Dr. Dale has been a primary influence in shaping the field of applied ecology, pioneering the development and application of ecological models for understanding disturbance and its effect on ecosystems and applications for environmental decision making in land management. Her studies have influenced some of the largest landholders in the world, including the U.S. Forest Service and the U.S. Department of Defense (DOD). She helped to form the landscape ecology research program for the U.S. Environmental Protection Agency (EPA).
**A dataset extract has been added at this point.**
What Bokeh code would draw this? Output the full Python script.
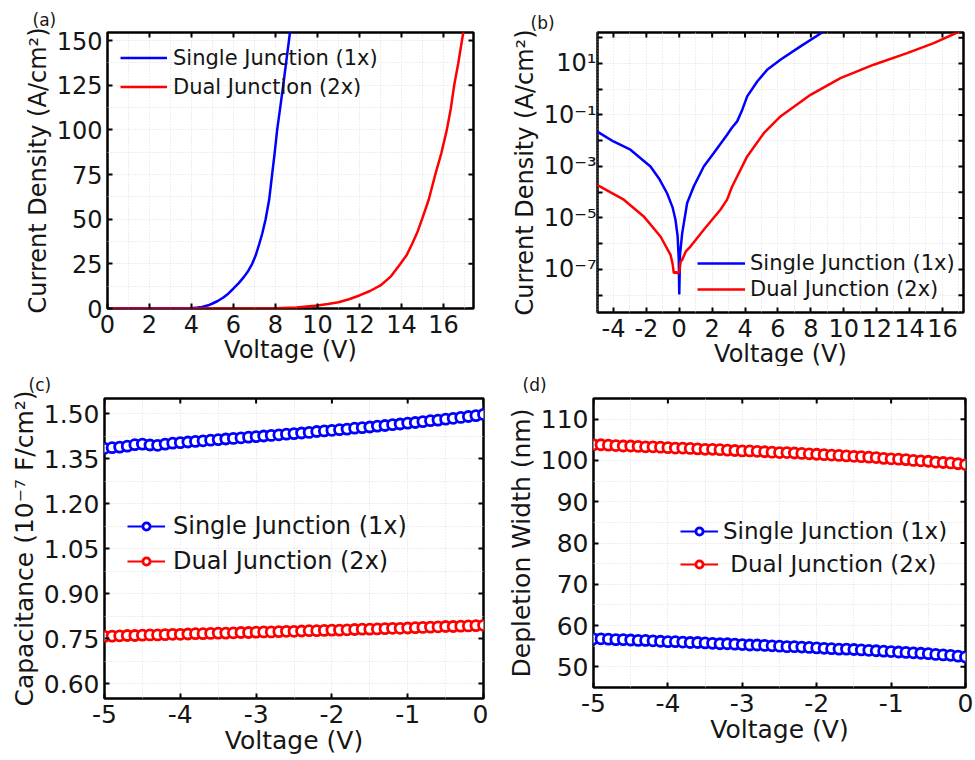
import math
from bokeh.plotting import figure
from bokeh.layouts import row, column
from bokeh.models import FixedTicker, Range1d
from bokeh.embed import file_html
from bokeh.resources import INLINE

# ---------------- data ----------------
# (a) linear J-V
a_x_ticks = [0, 2, 4, 6, 8, 10, 12, 14, 16]
a_x_labels = ["0", "2", "4", "6", "8", "10", "12", "14", "16"]
a_x_minor = [1, 3, 5, 7, 9, 11, 13, 15, 17]
a_y_ticks = [0, 25, 50, 75, 100, 125, 150]
a_y_labels = ["0", "25", "50", "75", "100", "125", "150"]
a_y_minor = [12.5, 37.5, 62.5, 87.5, 112.5, 137.5]
sj_a_v = [0, 1, 2, 3, 3.5, 4.0, 4.3, 4.5, 4.8, 5.0, 5.25, 5.5, 5.75, 6.0, 6.25, 6.5, 6.7, 6.89,
          7.05, 7.2, 7.37, 7.53, 7.7, 7.84, 7.96, 8.08, 8.22, 8.37, 8.5, 8.64, 8.8]
sj_a_j = [0, 0, 0, 0.01, 0.05, 0.2, 0.5, 0.9, 1.8, 2.8, 4.2, 6.0, 8.3, 11.2, 14.2, 17.7, 21, 25,
          29.5, 35, 42, 50, 61, 75, 87, 100, 112, 125, 137, 150, 165]
dj_a_v = [0, 6, 7, 8, 9, 10, 10.5, 11, 11.5, 12, 12.5, 13, 13.5, 13.95, 14.25, 14.5, 14.75, 14.98,
          15.3, 15.61, 15.9, 16.16, 16.35, 16.51, 16.7, 16.88, 17.1]
dj_a_j = [0, 0.01, 0.05, 0.2, 0.6, 1.7, 2.5, 3.5, 5.2, 7.3, 9.8, 12.9, 18, 25, 30, 36, 42.5, 50,
          61, 75, 87, 100, 112, 125, 137, 150, 165]

# (b) log J-V (values given as log10 of current density)
b_x_ticks = [-4, -2, 0, 2, 4, 6, 8, 10, 12, 14, 16]
b_x_labels = ["-4", "-2", "0", "2", "4", "6", "8", "10", "12", "14", "16"]
b_x_minor = [-5, -3, -1, 1, 3, 5, 7, 9, 11, 13, 15, 17]
b_y_ticks = [1e-8, 1e-7, 1e-6, 1e-5, 1e-4, 1e-3, 1e-2, 1e-1, 1e0, 1e1, 1e2]
b_y_labels = ["", "10⁻⁷", "", "10⁻⁵", "", "10⁻³", "", "10⁻¹", "", "10¹", ""]
sj_b_v = [-5, -4, -2.97, -1.75, -1.2, -0.74, -0.4, -0.23, -0.1, -0.03, 0.0, 0.05, 0.18, 0.48,
          0.88, 1.49, 2.1, 2.91, 3.2, 3.52, 3.8, 4.13, 4.74, 5.34, 6.15, 7.37, 8.69]
sj_b_logj = [-1.64, -2.03, -2.35, -3.0, -3.5, -4.04, -4.6, -5.07, -5.7, -6.6, -7.97, -6.4, -5.59, -4.42,
             -3.78, -3.0, -2.48, -1.77, -1.5, -1.25, -0.85, -0.28, 0.30, 0.75, 1.14, 1.66, 2.2]
dj_b_v = [-5, -4.2, -3.37, -2.16, -1.14, -0.53, -0.4, -0.33, -0.2, -0.1, 0.0, 0.08, 0.18, 0.4, 0.68,
          1.49, 2.5, 2.91, 3.2, 3.52, 4.13, 5.14, 6.15, 7.98, 9.8, 11.82, 13.85, 15.47, 16.9, 17.3]
dj_b_logj = [-3.71, -4.0, -4.29, -4.94, -5.72, -6.43, -6.8, -7.14, -7.1, -7.15, -7.1, -6.7, -6.62, -6.3, -6.11,
             -5.46, -4.68, -4.29, -3.8, -3.39, -2.61, -1.71, -1.06, -0.22, 0.43, 0.95, 1.40, 1.79, 2.2, 2.3]

# (c), (d) C-V and depletion width
cv_voltage = [-5.0, -4.9, -4.8, -4.7, -4.6, -4.5, -4.4, -4.3, -4.2, -4.1, -4.0,
              -3.9, -3.8, -3.7, -3.6, -3.5, -3.4, -3.3, -3.2, -3.1, -3.0,
              -2.9, -2.8, -2.7, -2.6, -2.5, -2.4, -2.3, -2.2, -2.1, -2.0,
              -1.9, -1.8, -1.7, -1.6, -1.5, -1.4, -1.3, -1.2, -1.1, -1.0,
              -0.9, -0.8, -0.7, -0.6, -0.5, -0.4, -0.3, -0.2, -0.1, 0.0]
sj_cap = [1.384, 1.386, 1.388, 1.391, 1.396, 1.398, 1.395, 1.394, 1.398, 1.401, 1.403,
          1.405, 1.407, 1.409, 1.411, 1.413, 1.415, 1.417, 1.419, 1.421, 1.423,
          1.425, 1.427, 1.429, 1.431, 1.433, 1.435, 1.437, 1.440, 1.442, 1.444,
          1.446, 1.448, 1.451, 1.453, 1.455, 1.458, 1.460, 1.463, 1.465, 1.468,
          1.470, 1.473, 1.476, 1.478, 1.481, 1.484, 1.487, 1.490, 1.493, 1.497]
dj_cap = [0.757, 0.758, 0.759, 0.760, 0.760, 0.761, 0.762, 0.762, 0.763, 0.764, 0.764,
          0.765, 0.766, 0.766, 0.767, 0.768, 0.768, 0.769, 0.770, 0.770, 0.771,
          0.772, 0.772, 0.773, 0.774, 0.774, 0.775, 0.776, 0.776, 0.777, 0.778,
          0.778, 0.779, 0.780, 0.781, 0.781, 0.782, 0.783, 0.784, 0.784, 0.785,
          0.786, 0.787, 0.788, 0.789, 0.790, 0.790, 0.791, 0.792, 0.793, 0.794]
sj_width = [56.8, 56.8, 56.7, 56.6, 56.6, 56.5, 56.4, 56.4, 56.3, 56.2, 56.1,
            56.1, 56.0, 55.9, 55.9, 55.8, 55.7, 55.6, 55.6, 55.5, 55.4,
            55.3, 55.3, 55.2, 55.1, 55.0, 54.9, 54.9, 54.8, 54.7, 54.6,
            54.5, 54.4, 54.3, 54.3, 54.2, 54.1, 54.0, 53.9, 53.8, 53.7,
            53.6, 53.5, 53.4, 53.3, 53.2, 53.0, 52.9, 52.8, 52.6, 52.4]
dj_width = [103.8, 103.8, 103.7, 103.6, 103.5, 103.5, 103.4, 103.3, 103.3, 103.2, 103.1,
            103.0, 103.0, 102.9, 102.8, 102.7, 102.7, 102.6, 102.5, 102.4, 102.3,
            102.3, 102.2, 102.1, 102.0, 101.9, 101.9, 101.8, 101.7, 101.6, 101.5,
            101.4, 101.3, 101.2, 101.1, 101.0, 100.9, 100.8, 100.7, 100.5, 100.4,
            100.3, 100.2, 100.0, 99.9, 99.8, 99.6, 99.5, 99.4, 99.2, 99.0]
cd_x_ticks = [-5, -4, -3, -2, -1, 0]
cd_x_labels = ["-5", "-4", "-3", "-2", "-1", "0"]
cd_x_minor = [-4.5, -3.5, -2.5, -1.5, -0.5]
c_y_ticks = [0.60, 0.75, 0.90, 1.05, 1.20, 1.35, 1.50]
c_y_labels = ["0.60", "0.75", "0.90", "1.05", "1.20", "1.35", "1.50"]
c_y_minor = [0.675, 0.825, 0.975, 1.125, 1.275, 1.425]
d_y_ticks = [50, 60, 70, 80, 90, 100, 110]
d_y_labels = ["50", "60", "70", "80", "90", "100", "110"]
d_y_minor = [55, 65, 75, 85, 95, 105]

labels_series = ["Single Junction (1x)", "Dual Junction (2x)"]

# ---------------- styling ----------------
FONT = "DejaVu Sans"
BLUE = "#0000ff"
RED = "#ff0000"
TXT = "#151515"
GRID = "#dcdcdc"


def base_fig(title, fw, fh, bl, br, bt, bb, xr, yr, y_type="linear"):
    p = figure(title=title, frame_width=fw, frame_height=fh, min_border_left=bl, min_border_right=br,
               min_border_top=bt, min_border_bottom=bb, x_range=Range1d(*xr), y_range=Range1d(*yr),
               y_axis_type=y_type, output_backend="svg", toolbar_location=None)
    p.outline_line_color = "black"
    p.outline_line_width = 2.5
    p.outline_line_alpha = 1.0
    p.background_fill_color = "white"
    p.border_fill_color = "white"
    p.title.align = "left"
    p.title.text_font = FONT
    p.title.text_font_size = "17px"
    p.title.text_font_style = "normal"
    p.title.text_color = TXT
    return p


def setup_axes(p, xt, xl, xminor, yt, yl, yminor, xlab, ylab, tick_fs, lab_fs, x_end, y_end):
    xtk = FixedTicker(ticks=xt, minor_ticks=xminor)
    ytk = FixedTicker(ticks=yt, minor_ticks=yminor)
    ax_x = p.xaxis[0]
    ax_y = p.yaxis[0]
    for ax, tk, lab, tl, labels in ((ax_x, xtk, xlab, xt, xl), (ax_y, ytk, ylab, yt, yl)):
        ax.ticker = tk
        ax.axis_label = lab
        ax.major_label_overrides = {t: s for t, s in zip(tl, labels)}
        ax.axis_label_text_font = FONT
        ax.axis_label_text_font_size = lab_fs
        ax.axis_label_text_font_style = "normal"
        ax.axis_label_text_color = TXT
        ax.major_label_text_font = FONT
        ax.major_label_text_font_size = tick_fs
        ax.major_label_text_color = TXT
        ax.major_tick_in = 5
        ax.major_tick_out = 0
        ax.major_tick_line_width = 2
        ax.minor_tick_line_color = None
        ax.axis_line_color = None
    ax_x.major_label_standoff = 2
    ax_x.axis_label_standoff = 0
    ax_y.major_label_standoff = 1
    ax_y.axis_label_standoff = 2
    # inward ticks on the top and right edges of the box (half of each dash is clipped by the frame)
    p.scatter(x=xt, y=[y_end] * len(xt), marker="dash", angle=math.pi / 2, size=10,
              line_color="black", line_width=2)
    p.scatter(x=[x_end] * len(yt), y=yt, marker="dash", size=10, line_color="black", line_width=2)
    for g in (p.xgrid[0], p.ygrid[0]):
        g.grid_line_color = GRID
        g.grid_line_dash = "1 2"
        g.grid_line_width = 1
        g.minor_grid_line_color = GRID
        g.minor_grid_line_dash = "1 2"
        g.minor_grid_line_width = 1


def setup_legend(p, loc, fs, glyph_w, glyph_h, row_h, standoff):
    lg = p.legend[0]
    lg.location = loc
    lg.padding = 0
    lg.margin = 0
    lg.spacing = 0
    lg.border_line_color = None
    lg.background_fill_alpha = 0
    lg.label_text_font = FONT
    lg.label_text_font_size = fs
    lg.label_text_color = TXT
    lg.glyph_width = glyph_w
    lg.glyph_height = glyph_h
    lg.label_height = row_h
    lg.label_standoff = standoff


# ---------------- (a) ----------------
a_xr = (0, 17.43)
a_yr = (0, 154.5)
pa = base_fig("(a)", 366, 276, 107, 15, 32, 58, a_xr, a_yr)
pa.title.offset = -75
pa.title.standoff = 6
setup_axes(pa, a_x_ticks, a_x_labels, a_x_minor, a_y_ticks, a_y_labels, a_y_minor,
           "Voltage (V)", "Current Density (A/cm²)", "24px", "24px", a_xr[1], a_yr[1])
pa.line(sj_a_v, sj_a_j, color=BLUE, line_width=2.5, legend_label=labels_series[0])
pa.line(dj_a_v, dj_a_j, color=RED, line_width=2.5, legend_label=labels_series[1])
setup_legend(pa, (13, 207), "21px", 47, 29, 29, 6)

# ---------------- (b) ----------------
b_xr = (-4.97, 17.28)
b_yr = (10 ** -8.67, 10 ** 2.2)
pb = base_fig("(b)", 366, 280, 109, 10, 26, 60, b_xr, b_yr, y_type="log")
pb.title.offset = -67
pb.title.standoff = 0
setup_axes(pb, b_x_ticks, b_x_labels, b_x_minor, b_y_ticks, b_y_labels, [],
           "Voltage (V)", "Current Density (A/cm²)", "24px", "24px", b_xr[1], b_yr[1])
pb.line(sj_b_v, [10 ** e for e in sj_b_logj], color=BLUE, line_width=2.5, legend_label=labels_series[0])
pb.line(dj_b_v, [10 ** e for e in dj_b_logj], color=RED, line_width=2.5, legend_label=labels_series[1])
setup_legend(pb, (100, 10), "21px", 48, 26, 26, 5)

# ---------------- (c) ----------------
c_xr = (-5, 0)
c_yr = (0.55, 1.55)
pc = base_fig("(c)", 379, 300, 104, 5, 32, 58, c_xr, c_yr)
pc.title.offset = -76
pc.title.standoff = 7
setup_axes(pc, cd_x_ticks, cd_x_labels, cd_x_minor, c_y_ticks, c_y_labels, c_y_minor,
           "Voltage (V)", "Capacitance (10⁻⁷ F/cm²)", "25px", "25px", c_xr[1], c_yr[1])
for ys, col, lab in ((sj_cap, BLUE, labels_series[0]), (dj_cap, RED, labels_series[1])):
    pc.line(cv_voltage, ys, color=col, line_width=2, legend_label=lab)
    pc.scatter(cv_voltage, ys, marker="circle", size=10, line_color=col, line_width=2.8,
               fill_color="white", legend_label=lab)
setup_legend(pc, (23, 120), "24px", 38, 18, 35, 8)

# ---------------- (d) ----------------
d_xr = (-5, 0)
d_yr = (45, 115)
pd_ = base_fig("(d)", 372, 289, 105, 8, 32, 69, d_xr, d_yr)
pd_.title.offset = -71
pd_.title.standoff = 7
setup_axes(pd_, cd_x_ticks, cd_x_labels, cd_x_minor, d_y_ticks, d_y_labels, d_y_minor,
           "Voltage (V)", "Depletion Width (nm)", "25px", "25px", d_xr[1], d_yr[1])
for ys, col, lab in ((sj_width, BLUE, labels_series[0]), (dj_width, RED, " " + labels_series[1])):
    pd_.line(cv_voltage, ys, color=col, line_width=2, legend_label=lab)
    pd_.scatter(cv_voltage, ys, marker="circle", size=10, line_color=col, line_width=2.8,
                fill_color="white", legend_label=lab)
setup_legend(pd_, (87, 107), "23px", 38, 18, 33, 5)

layout = column(row(pa, pb), row(pc, pd_))
open("out.html", "w").write(file_html(layout, INLINE))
One of the first scientists to undertake quantitative analysis of land-use change and its implications to global change, Dale’s approaches to modeling land-use change have been applied in Brazil, Guatemala, and Panama. She has worked on developing tools for resource management; vegetation recovery subsequent to disturbances; effects of air pollution and climate change on forests; tropical deforestation; and integrating socioeconomic and ecological models of land-use change. She was one of the first ecologists to investigate the aftermath of the 1980 eruption of Mount St. Helens in Washington, providing a major contribution to the understanding of disturbance ecology that is ongoing.

Dale has been a key figure on numerous environmental science-related boards and committees. She serves on EPA’s Scientific Advisory Board and the Science Advisory Board for the Grand Canyon Monitoring and Research Center. She serves on several committees of the National Academy of Sciences. She has served as chair of the U.S. Regional Association of the International Association for Landscape Ecology and on the scientific review team for The Nature Conservancy. She has been a member of the Ecosystems Panel of the National Science Foundation and the "Committee of Scientists" appointed by the U.S. Secretary of Agriculture. She was elected to the Governing Board of the Ecological Society of America and also was a member of DOD's Strategic Environmental Research and Development Program's Ecosystem Management Project. She was a member of the Executive Committee of the Policy Team for Southern Appalachian Assessment, which won Vice President Gore's Hammer Award.

A noted lecturer and writer, Dale has given 118 invited scientific presentations and published more than 140 scientific articles. She is editor-in-chief of the journal, Environmental Management. She has edited four books, Ecological Modeling for Resource Management; Tools to Aid Environmental Decision Making (with M. E. English); Effects of Land-Use Change on Atmospheric CO2 Concentrations; and Applying Ecological Principles to Land Management (with R. Haeuber). She is on the editorial board for three journals, Landscape Ecology, Ecological Indicators, and Ecological Economics. She has also coordinated the development of six special issues of journals.

She was named a corporate fellow in 2002.